SABR 40: This year's award winners!

Announcement of the winners of this year’s award winners!
Neal Traven, head of the judges, announces that unfortunately neither the poster winner nor the research presentation winner could be present. But he gives a recap of the winners and their topics. (And the poster, which was very beautifully done, was displayed in the back.)

Winner of the USA Today Sports Weekly Poster Presentation is “The best vs. the best: W-L records of Hall of Fame pitchers against each other” by J-P Caillault
Caillault presents for every pitcher in the Hall of Fame, their career won-lost totals in head-to-head match-ups with other members of the HoF. His results date back to the beginning of the National League in 1876 (when Al Spalding and Candy Cummings were 1-1 against each other) and extend up to and including 1987 (when Don Sutton beat Steve Carlton and Phil Niekro beat Sutton). There have been no such matchups since, although that will change as more pitchers are inducted.
J-P Caillault (jpc1957@msn.com) is a professor of astronomy at the University of Georgia, where he also teaches classes on the physics of baseball, the history of the major leagues, and sabermetrics. He is the author of A Tale of Four Cities (McFarland 2003), The Complete New York Clipper Baseball Biographies (McFarland, 2009), and has written articles for Baseball Digest and Baseball Research Journal. He lives in Winterville, Georgia.
Of the 40 judges, they were very much in agreement on this being the best poster.
And now for the oral presentations.
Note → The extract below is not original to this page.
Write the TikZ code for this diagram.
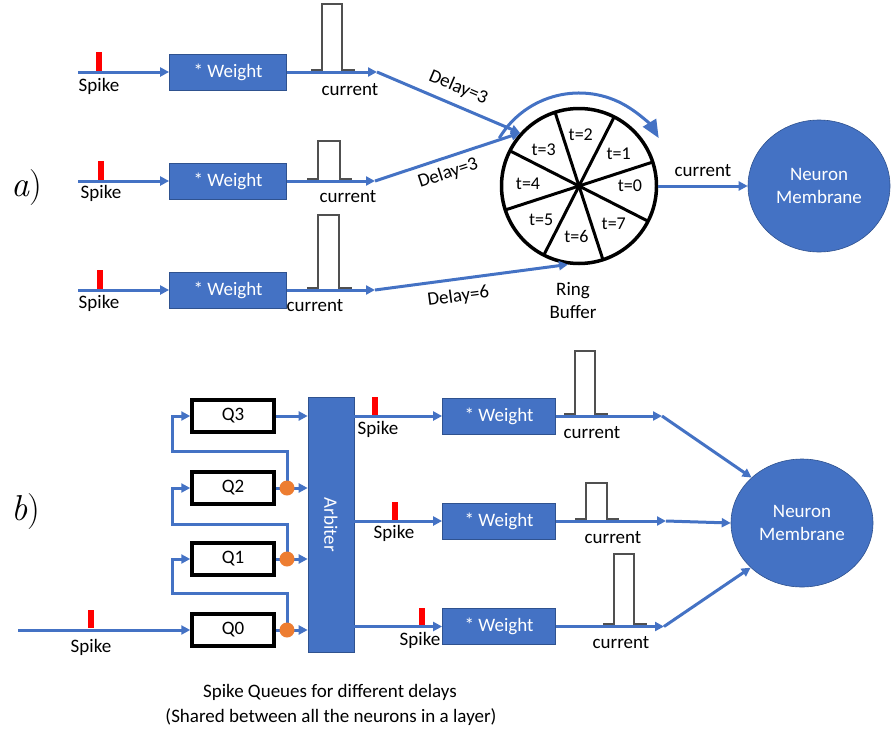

There were a total of 40 presentations, and five that were seen as really head and shoulders above the others. A grudging consensus was reached, and we have four honorable mentions, and one winner.
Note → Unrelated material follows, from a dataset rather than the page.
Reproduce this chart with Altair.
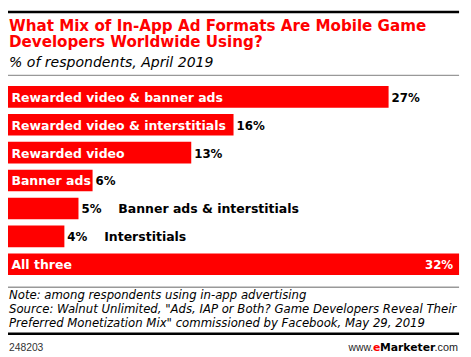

First, the four honorable mentions:
Robert Fitts, for “Babe Ruth, Eiji Sawamura, and the War”
Michael Haupert for “Earning Like a Woman: The Gender Gap in Professional Baseball 1944-1954”
Alan Nathan “Revisiting Mantle’s Griffith Stadium Home Run”
Mark Stang “The Barnum of the Bushes: Chattanooga’s Joe Engel”
And the winner is:
Ross Davies for “Long Before Ping-Pong: Chinese-US Diplomacy Before the Great War”
I am pleased to say I did see this presentation and it is recapped in an earlier post. Since Ross wasn’t there, but Neal did have his slides, I gave a brief recap from my notes and Neal showed the slides, so the folks who missed it could get the gist.